Deux ans après le meurtre de Nagihan Akarsel par un agent du MIT à Sulaymaniyah, un hommage a été rendu à la journaliste et académicienne kurde sur sa tombe à Konya.
La journaliste et chercheuse en jineolojî (science des femmes) Nagihan Akarsel a été abattue il y a deux ans par un tueur à gages des services secrets turcs à Sulaymaniyah dans la région du Kurdistan irakien. Une commémoration a eu lieu aujourd’hui sur sa tombe à Gülyazi, un village situé dans la province anatolienne de Konya. Parmi les personnes venues rendre hommage à Nagihan, figuraient des journalistes ainsi que des représentant du Parti de la Démocratie et de l’Égalité des Peuples (DEM).
Après une minute de silence, la députée du DEM Sabahat Erdoğan Sarıtaş a prononcé un discours : « Notre camarade Nagihan Akarsel a consacré sa vie à la lutte pour la liberté kurde et à la construction d’un modèle de société démocratique basé sur la liberté des femmes.
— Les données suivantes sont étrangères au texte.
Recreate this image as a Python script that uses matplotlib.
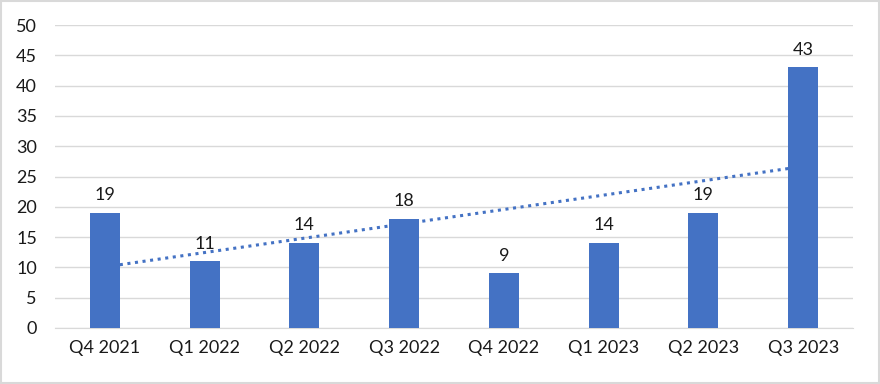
import matplotlib
matplotlib.use("Agg")
import matplotlib.pyplot as plt
import numpy as np

categories = ["Q4 2021", "Q1 2022", "Q2 2022", "Q3 2022", "Q4 2022", "Q1 2023", "Q2 2023", "Q3 2023"]
values = [19, 11, 14, 18, 9, 14, 19, 43]
yticks = [0, 5, 10, 15, 20, 25, 30, 35, 40, 45, 50]

plt.rcParams['font.family'] = ['Lato', 'DejaVu Sans']

fig = plt.figure(figsize=(8.8, 3.84), dpi=100)
ax = fig.add_axes([55/880, 1 - 328/384, (853-55)/880, (328-25)/384])

x = np.arange(len(categories))
bw = 0.3
bar_color = "#4472C4"
text_color = "#1a1a1a"
ax.bar(x, values, width=bw, color=bar_color, zorder=3)

for xi, v in zip(x, values):
    ax.annotate(str(v), (xi, v), xytext=(0, 7), textcoords="offset points",
                ha="center", va="bottom", fontsize=13, color=text_color, zorder=5)

# linear trendline
slope, intercept = np.polyfit(x, values, 1)
tx = np.array([x[0] + bw/2, x[-1] - bw/2])
ax.plot(tx, slope*tx + intercept, linestyle=(0, (1, 1.5)), color=bar_color,
        linewidth=2.2, zorder=4)

ax.set_xlim(-0.5, len(categories) - 0.5)
ax.set_ylim(0, 50)
ax.set_yticks(yticks)
ax.set_yticklabels([str(t) for t in yticks])
ax.set_xticks(x)
ax.set_xticklabels(categories)
ax.tick_params(axis='both', length=0, labelsize=13, colors=text_color)
ax.tick_params(axis='y', pad=13)
ax.tick_params(axis='x', pad=9)
ax.grid(axis='y', color="#D9D9D9", linewidth=1, zorder=0)
for s in ["top", "right", "left"]:
    ax.spines[s].set_visible(False)
ax.spines["bottom"].set_color("#D9D9D9")
ax.spines["bottom"].set_zorder(1)

# outer frame
fig.patches.append(plt.Rectangle((0.001, 0.002), 0.998, 0.996, transform=fig.transFigure,
                                 fill=False, edgecolor="#D9D9D9", linewidth=1.5))

fig.savefig("out.png", dpi=100)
Elle a été assassinée pour la même raison que les journalistes Gulistan Tara et Hêro Bahadîn. Derrière ces assassinats se cache une mentalité misogyne et basée sur la domination masculine. Les auteurs et leurs commanditaires ont eu peur de l’engagement persistant de ces femmes qui représentaient une lueur d’espoir dans l’obscurité. Ils doivent continuer à avoir peur, car nous poursuivrons ce combat. Camarade Nagihan a étudié et rassemblé les expériences des femmes au Moyen-Orient et au Kurdistan. Elle a ainsi créé une mémoire sociale que nous devons agrandir et développer. Le combat de Nagihan continue, nous disons Jin-Jiyan-Azadî! »
Qui était Nagihan Akarsel ?
Nagihan Akarsel était une personnalité connue au sein de la communauté kurde et du mouvement international de Jineolojî. Elle était active en politique depuis trente ans. Elle a étudié le journalisme à Ankara et a longtemps travaillé comme journaliste et chroniqueuse, notamment à la rédaction du magazine « Jineolojî ». En raison de son engagement dans le mouvement kurde, elle a été emprisonnée pendant des années en Turquie et, après 1994, elle a partagé un temps une cellule avec la politicienne kurde Leyla Zana. Au Rojava, elle a encouragé le travail éducatif dans le domaine de la jineolojî et a effectué des recherches sur l’histoire des femmes à Afrin. À Shengal, elle a mené des recherches de terrain sur la situation des femmes après le génocide et le féminicide commis par l’« État islamique » (EI). Plus récemment, elle a travaillé avec des femmes du Sud-Kurdistan au centre de recherche sur le jineolojî. L’un de ses projets en cours était la création d’une bibliothèque pour les femmes kurdes. Le 4 octobre 2022, Nagihan Akarsel a été abattue devant son domicile alors qu’elle se rendait à la bibliothèque pour femmes de Sulaymaniyah. Son meurtrier, Ismail Peker, avait été recruté par le MIT dans une prison turque. Il a été condamné à la prison à vie au Sud-Kurdistan. L’initiative internationale « Justice pour Nagihan Akarsel » exige que les commanditaires du meurtre soient punis et que des mesures soient prises afin d’empêcher de nouveaux attentats.